I listened to a podcast recently on how to overcome rejection by Dr. Aziz and he put it so simply. There are two types of rejection; internal and external.  Most of the time we perceive it as internal. We take a simple no and turn it into “I am not good enough” I am too short, too fat, not worthy whatever your mantra happens to be.  When this happens we need to stop and take a real look at what is ACTUALLY happening

The person that you think is rejecting you probably has stuff going on in their life that has NOTHING to do with you. READ THAT AGAIN.

Do we have that much control? That if I only said this or said that, the person wouldn’t have rejected me.  When the reality of it is that it has NOTHING to do with you.

Dr. Aziz puts this as a great analogy. If someone offers you a cookie and you say meh I don’t want the cookie, I know if I eat this cookie I will feel like crap later or you decide to eat the cookie. when you reject the cookie you don’t think it’s a bad cookie. It’s just not for you.

I have found that when my head starts reeling and twisting and turning into something I can’t seem to let go of – I simply need to tell myself to STOP in my outside voice. That gives me a few seconds to then proceed to change that thought into something positive

Out loud I start a mantra that is positive: I am worthy, I am smart, I am beautiful, I am exceptional, I am perfect – you get the picture – whatever means the most to you. I take the negative and turn that into a positive. 

This is something I need to work on and it’s not a quick fix solution. I didn’t get this way overnight and I won’t fix it overnight either.

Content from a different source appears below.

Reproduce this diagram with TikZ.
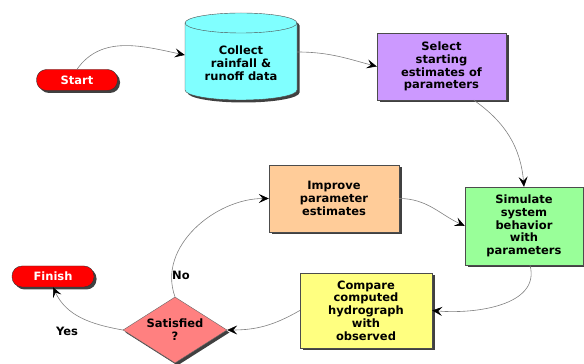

There is beauty in surrendering I just wish I would do it sooner.

Grief As I Know It

I remember when my best friend died at the age of 29, three weeks before his 30th birthday. My step-father told me to get over it, and everyone dies, and it’s a part of life. Well, duh, I thought. I was so mad at him for being so insensitive and as far as I was concerned not very helpful. He wasn’t a nice man to me throughout my childhood; so why would I think he would have compassion for me now. Anyways I digress that is another story in itself. He was about 70, and I guess at that age a person has seen a lot of death.

My grandparents died but they lived a good life. They were old, it’s the natural progression of life. Losing Brian, my best friend that I met when I was 7 was devastating. My chest felt like my heart had been ripped out.

I can not say that any death after his death has gotten easier. I have experienced many deaths, in my 53 years on this earth. What I can say is that they are all different but none the less heartbreaking.

The heart-wrenching punch to the stomach; can’t breathe, still feels the same as it did all those years ago. The questions of why did this happen still are on my mind, but the length of time is much shorter.

Do we become cold and indifferent to pain and suffering through the passage of death, the older we become?

This year alone, I have lost three friends and a fiance. The biggest hit was my soon to be husband. Devastated is what we all were.

I still wake up some mornings with a lump in my throat and bile rising from my stomach, feeling as if it happened yesterday. It has been a year now. As I stand and look in the mirror barely even awake, brushing my teeth, I start to cry. I think to myself, “a great way to start the day.”

Does time, one knows someone, determine the extent of the grief? I would have to say no. We can not measure anyone else’s pain to our own. Is it a process, yes. With all the deaths, I have experienced in my life I know is that it doesn’t get easier but changes. Maybe wisdom and experience have something to do with it. Was my step-father, right?

I have days that I get by and even moments when I don’t think of him, but then a song or a smell or a sight will bring him to the forefront of my memory.

Some of the ways I have been dealing with it differently than in the past is that I express my feelings, and I don’t try to numb out with alcohol or drugs. However, lately, I have found a new way to numb out with an endless series of tv. Sharing my grief, with someone I love and trust with my feelings, and I try to get out and enjoy the things I once enjoyed.

I know one thing for sure that we can’t avoid death but hopefully, time is gentle for you and you don’t have to see it too often.